• **Stored data**:

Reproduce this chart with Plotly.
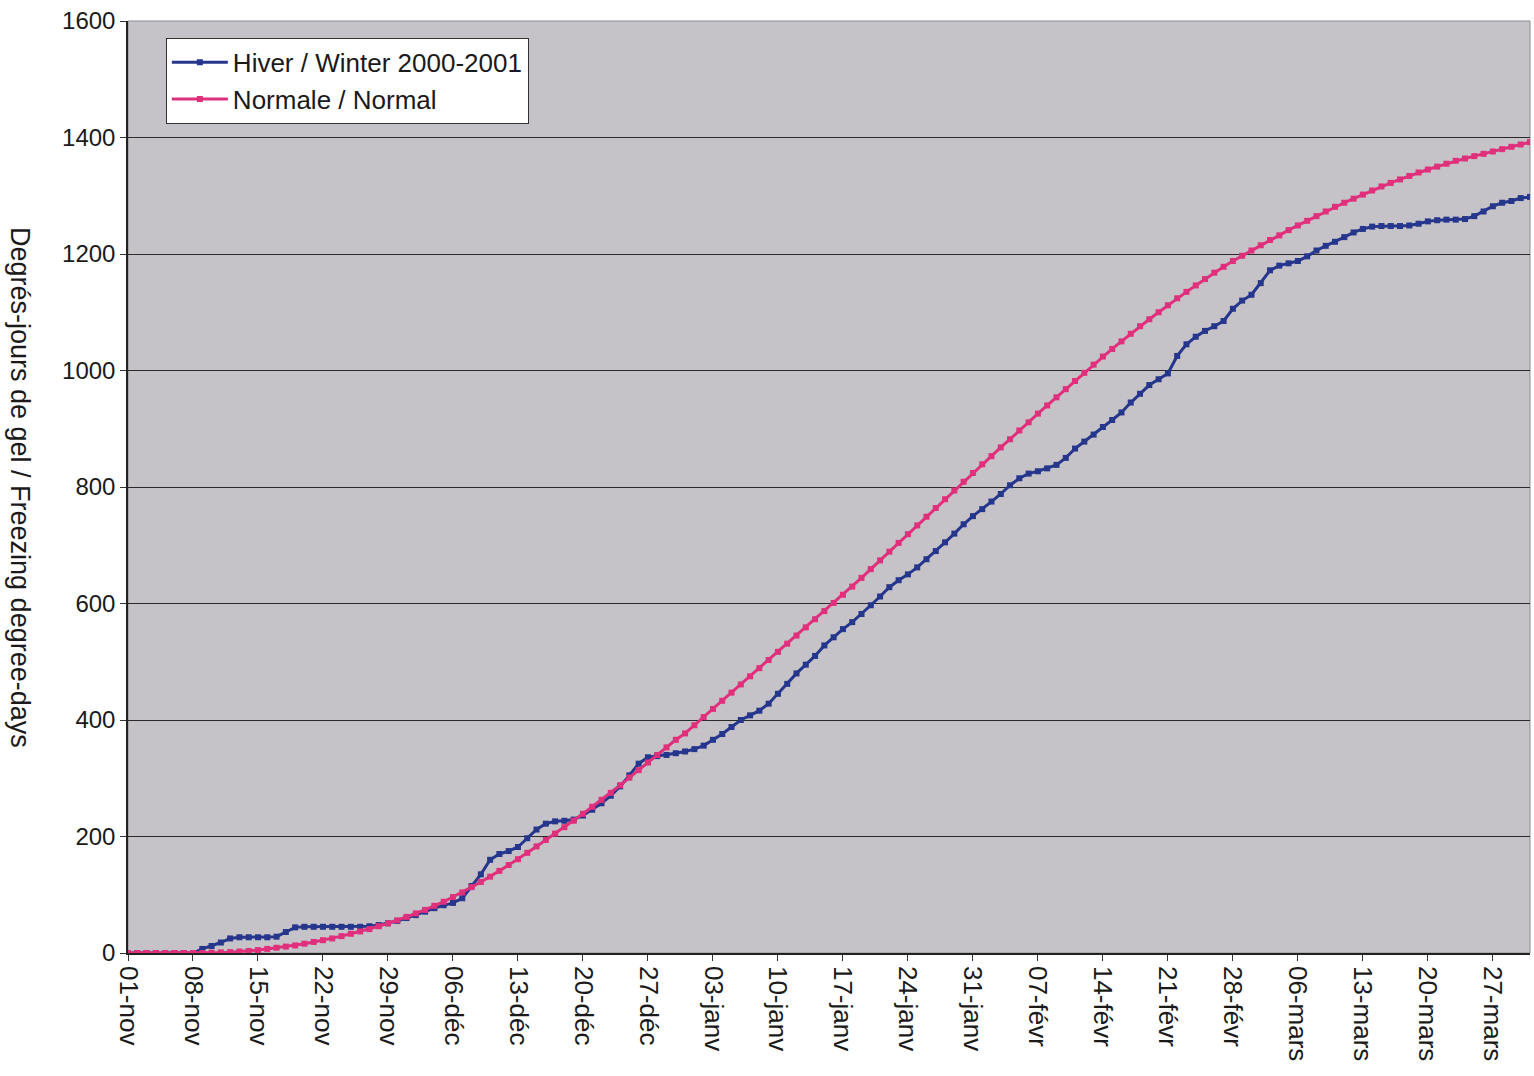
import pandas as pd
import plotly.graph_objects as go

# Daily dates of the freezing season, 1 Nov 2000 to 1 Apr 2001
dates = pd.date_range("2000-11-01", "2001-04-01", freq="D")

# Accumulated freezing degree-days, winter 2000-2001
winter = [
    0, 0, 0, 0, 0, 0, 0, 0, 7, 12, 18, 25, 27, 27, 27, 27, 28, 36, 44, 45,
    45, 45, 45, 45, 45, 45, 46, 48, 51, 55, 60, 65, 71, 77, 82, 86, 94, 115, 135, 160,
    170, 175, 182, 197, 212, 222, 226, 227, 229, 236, 246, 257, 270, 286, 305, 325, 336, 338, 340, 343,
    346, 350, 356, 366, 376, 388, 400, 408, 416, 428, 445, 462, 480, 495, 510, 528, 542, 556, 568, 582,
    597, 612, 628, 640, 650, 662, 676, 690, 705, 720, 736, 750, 762, 775, 788, 803, 815, 823, 827, 832,
    838, 850, 866, 878, 890, 903, 915, 928, 945, 960, 975, 985, 995, 1025, 1045, 1058, 1068, 1076, 1085, 1106,
    1120, 1130, 1150, 1172, 1180, 1184, 1188, 1196, 1206, 1214, 1221, 1229, 1237, 1243, 1247, 1248, 1248, 1248, 1249, 1252,
    1256, 1258, 1259, 1259, 1260, 1265, 1273, 1282, 1288, 1291, 1296, 1298,
]

# Accumulated freezing degree-days, climate normal
normal = [
    0, 0, 0, 0, 0, 0, 0, 0, 0, 0.5, 1, 1.5, 2.5, 3.5, 5, 7, 9, 11, 13, 16,
    19, 22, 25, 29, 33, 37, 41, 46, 51, 56, 62, 68, 74, 81, 88, 96, 104, 113, 122, 131,
    141, 151, 161, 172, 183, 194, 205, 216, 227, 239, 251, 263, 275, 288, 301, 314, 327, 340, 353, 366,
    377, 391, 405, 419, 433, 447, 461, 475, 489, 503, 517, 531, 545, 559, 573, 587, 601, 615, 629, 644,
    659, 674, 689, 704, 719, 734, 749, 764, 779, 794, 809, 824, 839, 853, 868, 882, 897, 911, 926, 940,
    954, 968, 982, 996, 1010, 1024, 1037, 1050, 1063, 1076, 1088, 1100, 1112, 1124, 1135, 1146, 1157, 1168, 1178, 1188,
    1197, 1206, 1215, 1224, 1232, 1241, 1249, 1257, 1265, 1273, 1281, 1288, 1295, 1302, 1309, 1316, 1322, 1328, 1334, 1340,
    1345, 1350, 1355, 1360, 1364, 1368, 1372, 1376, 1380, 1384, 1388, 1392,
]

# Weekly tick labels (French date format)
tick_labels = [
    "01-nov", "08-nov", "15-nov", "22-nov", "29-nov", "06-déc", "13-déc", "20-déc",
    "27-déc", "03-janv", "10-janv", "17-janv", "24-janv", "31-janv", "07-févr", "14-févr",
    "21-févr", "28-févr", "06-mars", "13-mars", "20-mars", "27-mars",
]
tick_dates = pd.date_range("2000-11-01", periods=len(tick_labels), freq="7D")

series_names = ["Hiver / Winter 2000-2001", "Normale / Normal"]
series_colors = ["#25368c", "#e0307c"]

FONT = "Liberation Sans, Arial, sans-serif"

fig = go.Figure()
for name, values, color, grp in zip(series_names, [winter, normal], series_colors, ["w", "n"]):
    fig.add_trace(go.Scatter(
        x=dates, y=values, name=name, mode="lines+markers",
        legendgroup=grp,
        line=dict(color=color, width=3),
        marker=dict(symbol="square", size=6, color=color),
    ))

# light plot-area frame on top and right
fig.add_shape(type="rect", xref="paper", yref="paper", x0=0, y0=0, x1=1, y1=1,
              line=dict(color="#8a8a8a", width=1), fillcolor="rgba(0,0,0,0)", layer="below")

fig.add_annotation(
    text="Degrés-jours de gel / Freezing degree-days",
    xref="paper", yref="paper", x=-0.077, y=0.5,
    xanchor="center", yanchor="middle",
    textangle=90, showarrow=False,
    font=dict(family=FONT, size=27, color="#1a1a1a"),
)

fig.update_layout(
    width=1534, height=1076,
    margin=dict(l=128, r=4, t=21, b=123),
    paper_bgcolor="white",
    plot_bgcolor="#c5c3c7",
    font=dict(family=FONT, size=24, color="#1a1a1a"),
    showlegend=True,
    legend=dict(
        x=0.027, y=0.982, xanchor="left", yanchor="top",
        bgcolor="white", bordercolor="#333333", borderwidth=1,
        font=dict(family=FONT, size=26, color="#1a1a1a"),
        itemwidth=56, tracegroupgap=0,
    ),
    xaxis=dict(
        range=[dates[0], dates[-1]],
        tickmode="array", tickvals=tick_dates, ticktext=tick_labels,
        tickangle=90, ticks="outside", ticklen=6, tickcolor="#333333",
        showgrid=False, showline=True, linecolor="#222222", linewidth=1.5,
        zeroline=False,
        tickfont=dict(family=FONT, size=26, color="#1a1a1a"),
    ),
    yaxis=dict(
        range=[0, 1600], dtick=200,
        ticks="outside", ticklen=6, tickcolor="#333333",
        showgrid=True, gridcolor="#2a2a2a", gridwidth=1,
        showline=True, linecolor="#222222", linewidth=1.5,
        zeroline=False,
        tickfont=dict(family=FONT, size=24, color="#1a1a1a"),
    ),
)

fig.write_html("out.html")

• **What to work on**: Without including any picture, repeat the data exactly.

• **Answer**:
Reproduce this chart with Plotly.
import pandas as pd
import plotly.graph_objects as go

# Daily dates of the freezing season, 1 Nov 2000 to 1 Apr 2001
dates = pd.date_range("2000-11-01", "2001-04-01", freq="D")

# Accumulated freezing degree-days, winter 2000-2001
winter = [
    0, 0, 0, 0, 0, 0, 0, 0, 7, 12, 18, 25, 27, 27, 27, 27, 28, 36, 44, 45,
    45, 45, 45, 45, 45, 45, 46, 48, 51, 55, 60, 65, 71, 77, 82, 86, 94, 115, 135, 160,
    170, 175, 182, 197, 212, 222, 226, 227, 229, 236, 246, 257, 270, 286, 305, 325, 336, 338, 340, 343,
    346, 350, 356, 366, 376, 388, 400, 408, 416, 428, 445, 462, 480, 495, 510, 528, 542, 556, 568, 582,
    597, 612, 628, 640, 650, 662, 676, 690, 705, 720, 736, 750, 762, 775, 788, 803, 815, 823, 827, 832,
    838, 850, 866, 878, 890, 903, 915, 928, 945, 960, 975, 985, 995, 1025, 1045, 1058, 1068, 1076, 1085, 1106,
    1120, 1130, 1150, 1172, 1180, 1184, 1188, 1196, 1206, 1214, 1221, 1229, 1237, 1243, 1247, 1248, 1248, 1248, 1249, 1252,
    1256, 1258, 1259, 1259, 1260, 1265, 1273, 1282, 1288, 1291, 1296, 1298,
]

# Accumulated freezing degree-days, climate normal
normal = [
    0, 0, 0, 0, 0, 0, 0, 0, 0, 0.5, 1, 1.5, 2.5, 3.5, 5, 7, 9, 11, 13, 16,
    19, 22, 25, 29, 33, 37, 41, 46, 51, 56, 62, 68, 74, 81, 88, 96, 104, 113, 122, 131,
    141, 151, 161, 172, 183, 194, 205, 216, 227, 239, 251, 263, 275, 288, 301, 314, 327, 340, 353, 366,
    377, 391, 405, 419, 433, 447, 461, 475, 489, 503, 517, 531, 545, 559, 573, 587, 601, 615, 629, 644,
    659, 674, 689, 704, 719, 734, 749, 764, 779, 794, 809, 824, 839, 853, 868, 882, 897, 911, 926, 940,
    954, 968, 982, 996, 1010, 1024, 1037, 1050, 1063, 1076, 1088, 1100, 1112, 1124, 1135, 1146, 1157, 1168, 1178, 1188,
    1197, 1206, 1215, 1224, 1232, 1241, 1249, 1257, 1265, 1273, 1281, 1288, 1295, 1302, 1309, 1316, 1322, 1328, 1334, 1340,
    1345, 1350, 1355, 1360, 1364, 1368, 1372, 1376, 1380, 1384, 1388, 1392,
]

# Weekly tick labels (French date format)
tick_labels = [
    "01-nov", "08-nov", "15-nov", "22-nov", "29-nov", "06-déc", "13-déc", "20-déc",
    "27-déc", "03-janv", "10-janv", "17-janv", "24-janv", "31-janv", "07-févr", "14-févr",
    "21-févr", "28-févr", "06-mars", "13-mars", "20-mars", "27-mars",
]
tick_dates = pd.date_range("2000-11-01", periods=len(tick_labels), freq="7D")

series_names = ["Hiver / Winter 2000-2001", "Normale / Normal"]
series_colors = ["#25368c", "#e0307c"]

FONT = "Liberation Sans, Arial, sans-serif"

fig = go.Figure()
for name, values, color, grp in zip(series_names, [winter, normal], series_colors, ["w", "n"]):
    fig.add_trace(go.Scatter(
        x=dates, y=values, name=name, mode="lines+markers",
        legendgroup=grp,
        line=dict(color=color, width=3),
        marker=dict(symbol="square", size=6, color=color),
    ))

# light plot-area frame on top and right
fig.add_shape(type="rect", xref="paper", yref="paper", x0=0, y0=0, x1=1, y1=1,
              line=dict(color="#8a8a8a", width=1), fillcolor="rgba(0,0,0,0)", layer="below")

fig.add_annotation(
    text="Degrés-jours de gel / Freezing degree-days",
    xref="paper", yref="paper", x=-0.077, y=0.5,
    xanchor="center", yanchor="middle",
    textangle=90, showarrow=False,
    font=dict(family=FONT, size=27, color="#1a1a1a"),
)

fig.update_layout(
    width=1534, height=1076,
    margin=dict(l=128, r=4, t=21, b=123),
    paper_bgcolor="white",
    plot_bgcolor="#c5c3c7",
    font=dict(family=FONT, size=24, color="#1a1a1a"),
    showlegend=True,
    legend=dict(
        x=0.027, y=0.982, xanchor="left", yanchor="top",
        bgcolor="white", bordercolor="#333333", borderwidth=1,
        font=dict(family=FONT, size=26, color="#1a1a1a"),
        itemwidth=56, tracegroupgap=0,
    ),
    xaxis=dict(
        range=[dates[0], dates[-1]],
        tickmode="array", tickvals=tick_dates, ticktext=tick_labels,
        tickangle=90, ticks="outside", ticklen=6, tickcolor="#333333",
        showgrid=False, showline=True, linecolor="#222222", linewidth=1.5,
        zeroline=False,
        tickfont=dict(family=FONT, size=26, color="#1a1a1a"),
    ),
    yaxis=dict(
        range=[0, 1600], dtick=200,
        ticks="outside", ticklen=6, tickcolor="#333333",
        showgrid=True, gridcolor="#2a2a2a", gridwidth=1,
        showline=True, linecolor="#222222", linewidth=1.5,
        zeroline=False,
        tickfont=dict(family=FONT, size=24, color="#1a1a1a"),
    ),
)

fig.write_html("out.html")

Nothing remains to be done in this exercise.